Gordon wrote on Jan 16th, 2026 at 2:37pm:
thegreatdivide wrote on Jan 16th, 2026 at 2:09pm:
freediver wrote on Jan 16th, 2026 at 1:45pm:
thegreatdivide wrote on Jan 16th, 2026 at 1:36pm:
Dunno, but accusing Abdel Fatah of "hypocrisy" is obviously erroneous.


You forget the meaning of hypocrisy little pink.


No I don't; and I showed those who are whining about Abdel-Fattah's hypocrisy aren't in possession of the facts....like you most of the time....

Quote:
Whining about her freedom of speech, after she called for a Jewish speaker to be silenced in the exact same way that she was, is hypocrisy, no matter how many excuses you can come up for either.
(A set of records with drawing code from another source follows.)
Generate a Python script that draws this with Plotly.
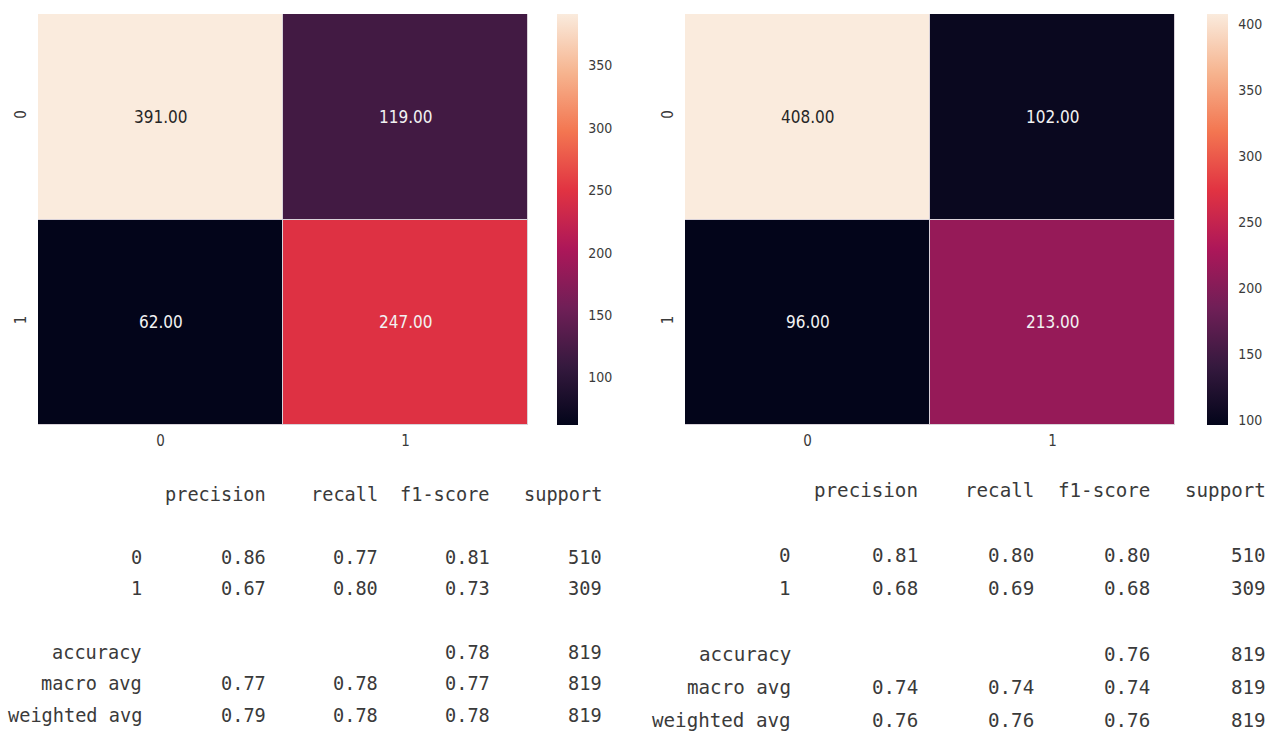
import plotly.graph_objects as go

# ---- data -------------------------------------------------------------
classes = ["0", "1"]

cm_left = [[391, 119],
           [62, 247]]
cm_right = [[408, 102],
            [96, 213]]

report_columns = ["precision", "recall", "f1-score", "support"]
report_rows = ["0", "1", "accuracy", "macro avg", "weighted avg"]

left_precision = [0.86, 0.67, None, 0.77, 0.79]
left_recall = [0.77, 0.80, None, 0.78, 0.78]
left_f1 = [0.81, 0.73, 0.78, 0.77, 0.78]
left_support = [510, 309, 819, 819, 819]

right_precision = [0.81, 0.68, None, 0.74, 0.76]
right_recall = [0.80, 0.69, None, 0.74, 0.76]
right_f1 = [0.80, 0.68, 0.76, 0.74, 0.76]
right_support = [510, 309, 819, 819, 819]

# ---- style ------------------------------------------------------------
W, H = 1282, 731
ROCKET = [
    (0.000, (3, 5, 26)),
    (1 / 7, (53, 25, 62)),
    (2 / 7, (112, 31, 87)),
    (3 / 7, (173, 23, 89)),
    (4 / 7, (225, 51, 66)),
    (5 / 7, (243, 118, 81)),
    (6 / 7, (246, 180, 143)),
    (1.000, (250, 235, 221)),
]
rocket_scale = [[p, "rgb(%d,%d,%d)" % c] for p, c in ROCKET]

TXT = "#3a3a3a"
HEAT_FONT = "DejaVu Sans Condensed, DejaVu Sans, sans-serif"
MONO_FONT = "DejaVu Sans Mono, Liberation Mono, monospace"


def rocket_at(t):
    t = min(max(t, 0.0), 1.0)
    for (p0, c0), (p1, c1) in zip(ROCKET[:-1], ROCKET[1:]):
        if t <= p1:
            f = (t - p0) / (p1 - p0)
            return [c0[i] + f * (c1[i] - c0[i]) for i in range(3)]
    return list(ROCKET[-1][1])


def luminance(rgb):
    out = []
    for v in rgb:
        v = v / 255.0
        out.append(v / 12.92 if v <= 0.03928 else ((v + 0.055) / 1.055) ** 2.4)
    return 0.2126 * out[0] + 0.7152 * out[1] + 0.0722 * out[2]


def px_x(x):
    return x / W


def px_y(y):
    return 1 - y / H


# panel geometry in pixels: heatmap span, colorbar left edge, report layout
panels = [
    dict(z=cm_left, x0=38, x1=528, cb=557, xa="x", ya="y",
         tab_x=10, cw=11.2, ty0=494, lh=31.6, fs=18.6,
         cols=[left_precision, left_recall, left_f1, left_support]),
    dict(z=cm_right, x0=685, x1=1175, cb=1207, xa="x2", ya="y2",
         tab_x=654, cw=11.58, ty0=490, lh=32.9, fs=19.2,
         cols=[right_precision, right_recall, right_f1, right_support]),
]
TOP, BOTTOM = 14, 425

fig = go.Figure()
annotations = []

for i, p in enumerate(panels):
    z = p["z"]
    flat = [v for row in z for v in row]
    zmin, zmax = min(flat), max(flat)
    fig.add_trace(go.Heatmap(
        z=z, x=classes, y=classes,
        xaxis=p["xa"], yaxis=p["ya"],
        colorscale=rocket_scale, zmin=zmin, zmax=zmax,
        xgap=1, ygap=1, hoverinfo="skip",
        colorbar=dict(
            x=px_x(p["cb"]), xanchor="left", xpad=0, ypad=0,
            y=px_y((TOP + BOTTOM) / 2), yanchor="middle",
            len=BOTTOM - TOP, lenmode="pixels",
            thickness=21, thicknessmode="pixels",
            outlinewidth=0, tick0=0, dtick=50,
            ticks="outside", ticklen=8, tickcolor="rgba(0,0,0,0)",
            tickfont=dict(family=HEAT_FONT, size=14, color=TXT),
        ),
    ))
    # cell value labels
    for r, row in enumerate(z):
        for c, v in enumerate(row):
            lum = luminance(rocket_at((v - zmin) / (zmax - zmin)))
            annotations.append(dict(
                x=classes[c], y=classes[r], xref=p["xa"], yref=p["ya"],
                text=f"{v:.2f}", showarrow=False,
                font=dict(family=HEAT_FONT, size=17,
                          color="#262626" if lum > 0.408 else "#f2f2f2"),
            ))

    # classification report as monospaced columns
    line_idx = [2, 3, 5, 6, 7]
    name_end = 12
    col_end = [23, 33, 43, 53]
    fs = p["fs"]
    font = dict(family=MONO_FONT, size=fs, color=TXT)

    def put(text, char_end, line):
        annotations.append(dict(
            x=px_x(p["tab_x"] + char_end * p["cw"]),
            y=px_y(p["ty0"] + line * p["lh"]),
            xref="paper", yref="paper", xanchor="right", yanchor="middle",
            text=text, showarrow=False, font=font,
        ))

    for name, end in zip(report_columns, col_end):
        put(name, end, 0)
    for k, (rname, line) in enumerate(zip(report_rows, line_idx)):
        put(rname, name_end, line)
        for col, end in zip(p["cols"], col_end):
            v = col[k]
            if v is None:
                continue
            put(str(v) if isinstance(v, int) else f"{v:.2f}", end, line)

axis_common = dict(showgrid=False, zeroline=False, showline=False,
                   ticks="", tickfont=dict(family=HEAT_FONT, size=15, color=TXT))

layout_axes = {}
for i, p in enumerate(panels):
    sx = "" if i == 0 else "2"
    layout_axes["xaxis" + sx] = dict(
        axis_common, domain=[px_x(p["x0"]), px_x(p["x1"])],
        anchor="y" + sx, type="category", ticklabelstandoff=5,
    )
    layout_axes["yaxis" + sx] = dict(
        axis_common, domain=[px_y(BOTTOM), px_y(TOP)],
        anchor="x" + sx, type="category", autorange="reversed",
        tickangle=-90, ticklabelstandoff=8,
    )

fig.update_layout(
    width=W, height=H,
    margin=dict(l=0, r=0, t=0, b=0),
    paper_bgcolor="white", plot_bgcolor="#d9d2d9",
    showlegend=False,
    annotations=annotations,
    **layout_axes,
)

fig.write_html("out.html")
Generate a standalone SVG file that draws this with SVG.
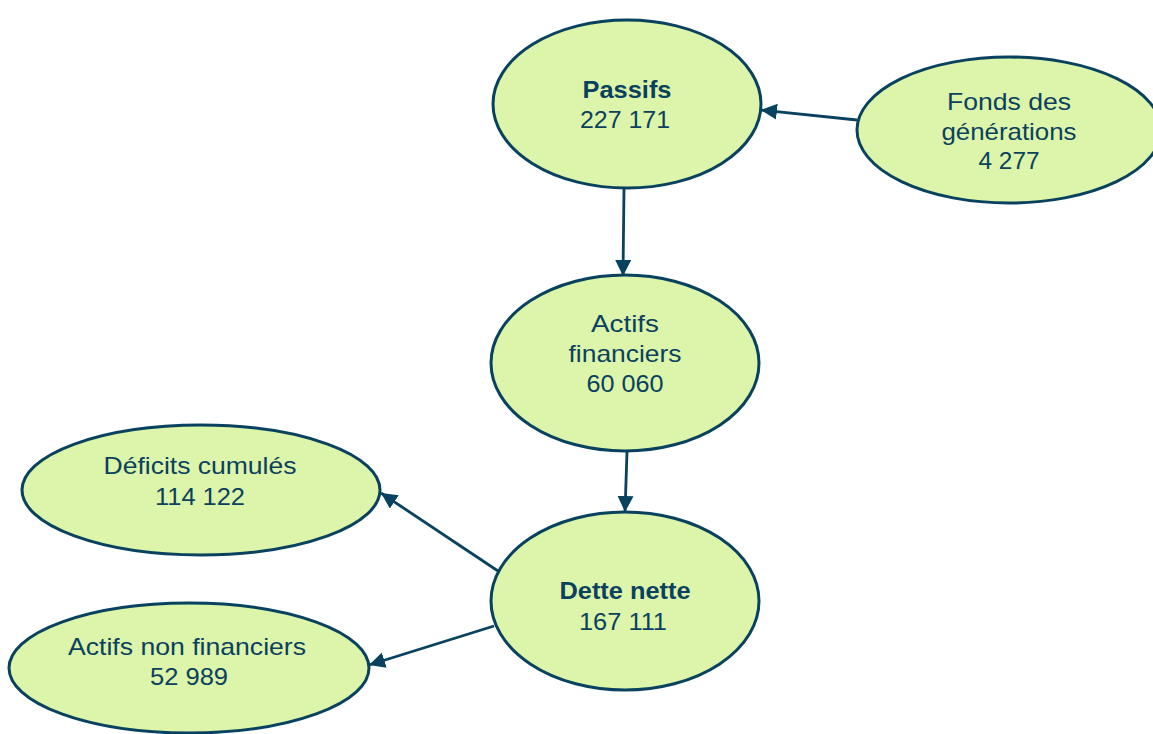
<svg xmlns="http://www.w3.org/2000/svg" width="1153" height="734" viewBox="0 0 1153 734">
<defs>
<style>
.node{fill:#dcf5aa;stroke:#08425e;stroke-width:3}
.t{font-family:"Liberation Sans",Arial,sans-serif;font-size:24px;fill:#0a415e;text-anchor:middle}
.b{font-weight:bold}
.edge{stroke:#08425e;stroke-width:2.8;fill:none;marker-end:url(#arr)}
</style>
<marker id="arr" markerUnits="userSpaceOnUse" markerWidth="17" markerHeight="17" refX="16" refY="8" orient="auto">
<path d="M0,0 L16,8 L0,16 z" fill="#08425e"/>
</marker>
</defs>
<rect width="1153" height="734" fill="#ffffff"/>
<g id="connectors">
<line class="edge" x1="624" y1="189" x2="623" y2="276"/>
<line class="edge" x1="857" y1="120" x2="761" y2="110"/>
<line class="edge" x1="627" y1="452" x2="625" y2="512"/>
<line class="edge" x1="498" y1="571" x2="381" y2="493"/>
<line class="edge" x1="494" y1="626" x2="369" y2="665"/>
</g>
<g id="passifs">
<ellipse class="node" cx="627" cy="104" rx="134" ry="84"/>
<text class="t b" x="627" y="98" textLength="89" lengthAdjust="spacingAndGlyphs">Passifs</text>
<text class="t" x="625" y="128" textLength="90" lengthAdjust="spacingAndGlyphs">227 171</text>
</g>
<g id="fonds">
<ellipse class="node" cx="1009" cy="130" rx="152" ry="73"/>
<text class="t" x="1009" y="110" textLength="124" lengthAdjust="spacingAndGlyphs">Fonds des</text>
<text class="t" x="1009" y="140" textLength="135" lengthAdjust="spacingAndGlyphs">générations</text>
<text class="t" x="1009" y="169" textLength="61" lengthAdjust="spacingAndGlyphs">4 277</text>
</g>
<g id="actifs-financiers">
<ellipse class="node" cx="625" cy="363" rx="134" ry="88"/>
<text class="t" x="625" y="332" textLength="68" lengthAdjust="spacingAndGlyphs">Actifs</text>
<text class="t" x="625" y="362" textLength="113" lengthAdjust="spacingAndGlyphs">financiers</text>
<text class="t" x="625" y="392" textLength="77" lengthAdjust="spacingAndGlyphs">60 060</text>
</g>
<g id="dette-nette">
<ellipse class="node" cx="625" cy="601" rx="134" ry="89"/>
<text class="t b" x="625" y="599" textLength="131" lengthAdjust="spacingAndGlyphs">Dette nette</text>
<text class="t" x="623" y="630" textLength="88" lengthAdjust="spacingAndGlyphs">167 111</text>
</g>
<g id="deficits">
<ellipse class="node" cx="201" cy="490" rx="179" ry="65"/>
<text class="t" x="200" y="474" textLength="193" lengthAdjust="spacingAndGlyphs">Déficits cumulés</text>
<text class="t" x="200" y="505" textLength="90" lengthAdjust="spacingAndGlyphs">114 122</text>
</g>
<g id="actifs-non-financiers">
<ellipse class="node" cx="189" cy="668" rx="180" ry="65"/>
<text class="t" x="187" y="655" textLength="238" lengthAdjust="spacingAndGlyphs">Actifs non financiers</text>
<text class="t" x="189" y="685" textLength="78" lengthAdjust="spacingAndGlyphs">52 989</text>
</g>
</svg>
Didn't you read my extensive post (sent 10 minutes ago)  outling the details of the "hypocrisy" controvery?

The question is: on what grounds should a writer  be dis-invited to the festival.

Friedman's writings  reveal  himself to be a racist prick; whereas Abdel Fatah's writings are based on the historical fact of colonization of  Palestine by zionists; even many fair-minded  Jews are disgusted by the behaviour of Israel  since 1948, and certainly since Israel's survival has been  assured since 1967.


Paraglider Imagery: On October 8, 2023, the day after the Hamas attack, Dr. Abdel-Fattah changed her Facebook profile picture to an illustration of a paraglider with a Palestinian flag. Hamas militants used paragliders to breach the border with Israel during the attack.




Hamas used paragliders to fight back against the oppressor-colonizing state of Israel - hence Abdel-Fattah's use of the image torepresent  fight-back against an oppressor.